Delayed dataframe computation

I have some code that creates an xarray dataset of dask delayed data arrays corresponding to different spatial variables (e.g, temperature, humidity) with time. The data arrays are all delayed as they are loaded off disk and processed during the load in a way that is very computationally expensive and memory intensive (I’m regridding a triangulation to grid).

One of the use cases of this code is to process all these delayed dataarrays – for each time and variable – and output to disk. Because I cannot keep the entirely of the dataset in memory at once, I want to do this processing with dask workers where the worker computes the datarray, dumps it to disk, and then discards the dataarray.

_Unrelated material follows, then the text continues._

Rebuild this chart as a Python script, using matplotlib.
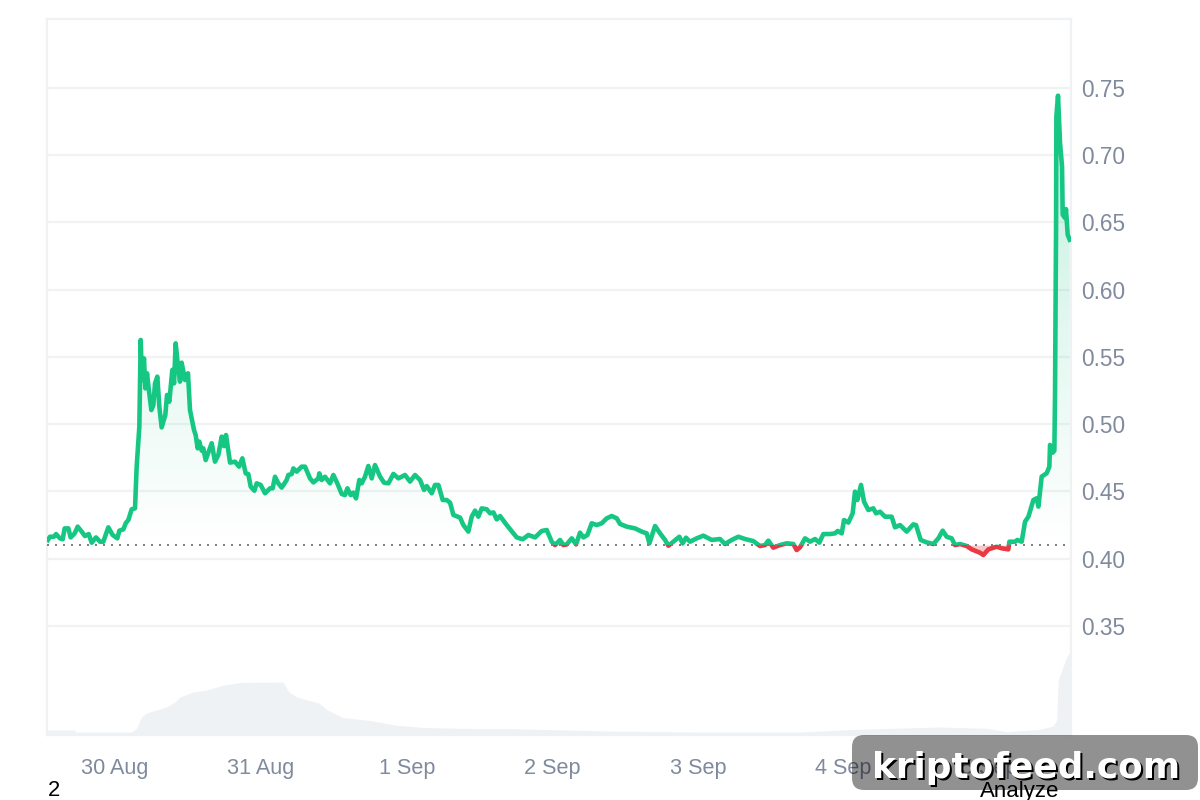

Essentially I want xarray.map_blocks without the in-memory persist.

I thought I could do this by iterating over the variables and time combinations in the xarray dataset and creating a list of dask.delayed to disk evaluations.

This “works” but not in the way I expected. What I’m seeing is that most/all of the data arrays are computed before the write to disk part is called. Thus I run out of memory.

I realize this approach is double-delayed. I’m very much open to a better way of doing this.

I have a reproducer below that demonstrates the behaviour I’m seeing. The output shows that makearray is called many more times before the output to disk is started. This behaviour on real world data causes me to run OOM.


from dask.distributed import Client, LocalCluster
import dask
import time
import xarray as xr
import dask.array as da
import numpy as np

size = 1000
ts = 50


@xr.register_dataset_accessor("chm")
class GeoAccessor:
    def __init__(self, xarray_obj):
        self._obj = xarray_obj

    def to_raster(self):
        def _dowork_toraster(df):
            time.sleep(2)
            print('_dowork_toraster ... ' + str(df.values[0][0:5]))

        work = []

        for t in range(0, ts):
            for v in ["test_var"]:
                df = self._obj.isel(concat_dim=t)[v].copy()
                task = dask.delayed(_dowork_toraster)(df)
                work.append(task)

        dask.compute(*work)


@dask.delayed
def makearray():
    print('makearray')
    df = da.from_array(np.random.random((size, size)))
    return df

if __name__ == '__main__':

    cluster = LocalCluster(n_workers=5, processes=True, threads_per_worker=1)
    client = Client(cluster)

    work = []
    for i in range(0, ts):
        dly = makearray()

        d = da.from_delayed(dly,
                            shape=(size, size),
                            dtype=np.dtype('float64'))


        x_center = np.linspace(0,size,num=size)
        y_center = np.linspace(0,size,num=size)

        tmp = xr.DataArray(d,
                            name = str(i),
                            coords={'y':y_center,
                                    'x':x_center},
                            dims=['x','y'])

        work.append(tmp)

    vars={}
    vars['test_var'] =xr.concat(work, dim=[t for t in range(0, ts)])
    df = xr.Dataset(data_vars=vars)
    df = df.chunk({'concat_dim': 1, 'x':-1, 'y':-1}) 

    print(df)
    print(' ----------------- compute ----------------- ')
    df.chm.to_raster()
    print(' --------------- end compute --------------- ')


Hi! Great question. I suspect you’re correct that delaying a delayed is one problem. However, I’m curious if there’s another way to approach this. How are the data stored on disk? Zarr, parquet, CSV, etc. Dask has a number of ways to load data from different formats, I wonder if another one of those might be appropriate here?

1 Like

Hi, Thanks for the thoughts.

The data are stored on disk in the Paraview unstructured grid vtu format. I therefore have to regrid those vtu files on the fly from the triangluar mesh to the structured grid of xarray. This is /fine/ as I ultimately output these regridded data as geospatial files (tiff).